A bad bet for Oregon: No on measures 82, 83

Backers of a Portland-area private casino didn't learn their lesson in 2010

Backers of what would be the first privately owned, non-tribal casino in the state are back on the ballot, two years after their first attempt to site a private casino went down in flames. The proposed casino and entertainment complex in Wood Village was a bad idea in 2010 and it's a bad idea now, despite proponents' attempts to dress it up as a family-friendly resort.

The proposed Wood Village casino, now dubbed "The Grange" after backers belatedly agreed to pay the real Grange some cash to use the name temporarily, would be built on the site of the defunct Multnomah Kennel Club, a former greyhound-racing track. Backers say it would include a hotel, movie theaters, restaurants, a bowling alley and a water park in addition to a casino.

To make all this a reality, two initiative measures are on the Nov. 6 ballot. Measure 82 would amend the Oregon Constitution to permit private casinos in Oregon. Measure 83 would specifically approve the Wood Village casino. Wood Village residents also are voting on a local measure to permit the casino.

The 2010 version of the constitutional amendment would have permitted only the Wood Village casino. That drew criticism for carving out a special one-time exemption, so this year's amendment would allow multiple privately funded casinos, subject to some restrictions. Casinos could be built only in incorporated areas, and only after each was approved by a statewide vote and by the voters of the city where the casino would be built. Private casinos also could not be established within 60 miles of any of the nine existing tribal casinos.

That means a private casino could be built in Medford, if state and local voters agreed.

To sweeten the deal, the amendment would require that 25 percent of gaming proceeds from each casino go to the state of Oregon.

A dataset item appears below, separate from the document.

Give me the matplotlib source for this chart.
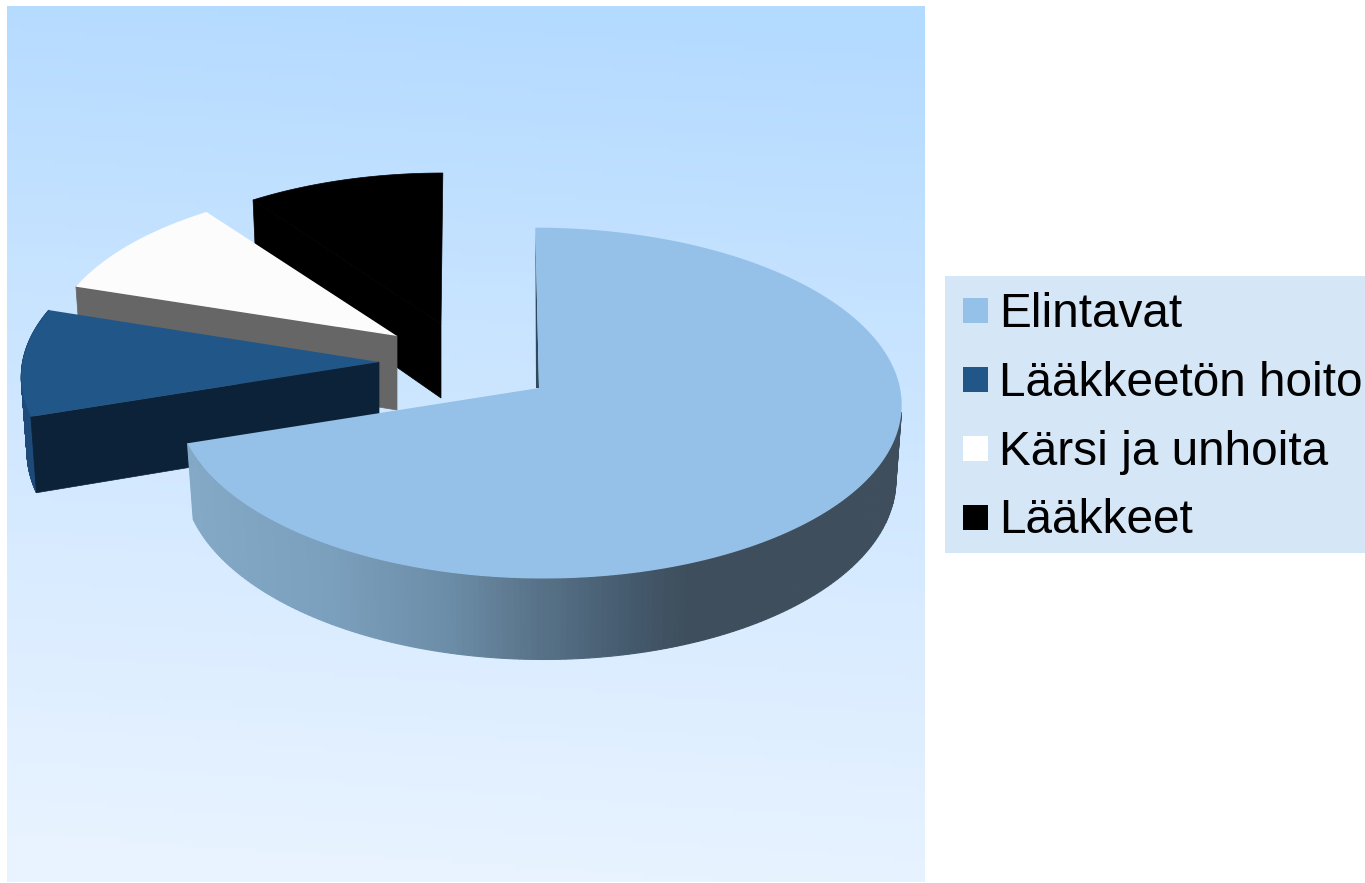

We're not at all sure the new measure is an improvement. Essentially, it would transform Oregon into a casino gambling state.

The 25 percent of adjusted gross revenue sounds attractive, until one stops to consider that Oregon Lottery returns 84 percent. Private casinos also would cut into the profits of tribal casinos, which benefit tribal members and the local communities that receive grants from the tribes.

Backers of the Wood Village casino emphasize that it would be operated by an Oregon company, PDX Entertainment, but downplay the fact that it is backed by Canadian investors. Clairvest Group Inc., a private equity firm based in Toronto, is the primary investor, working with Great Canadian Gaming Inc., which runs casinos and racetracks in British Columbia and Washington state. Backers also say the Wood Village casino would have only 2,200 gambling machines — but Measure 83 allows up to 3,500 machines.

The bottom line: Measure 82 could change Oregon forever. Measure 83 would generate profits for foreign investors far in excess of the benefits to the state general fund.

The Mail Tribune Editorial Board recommends a no vote on measures 82 and 83.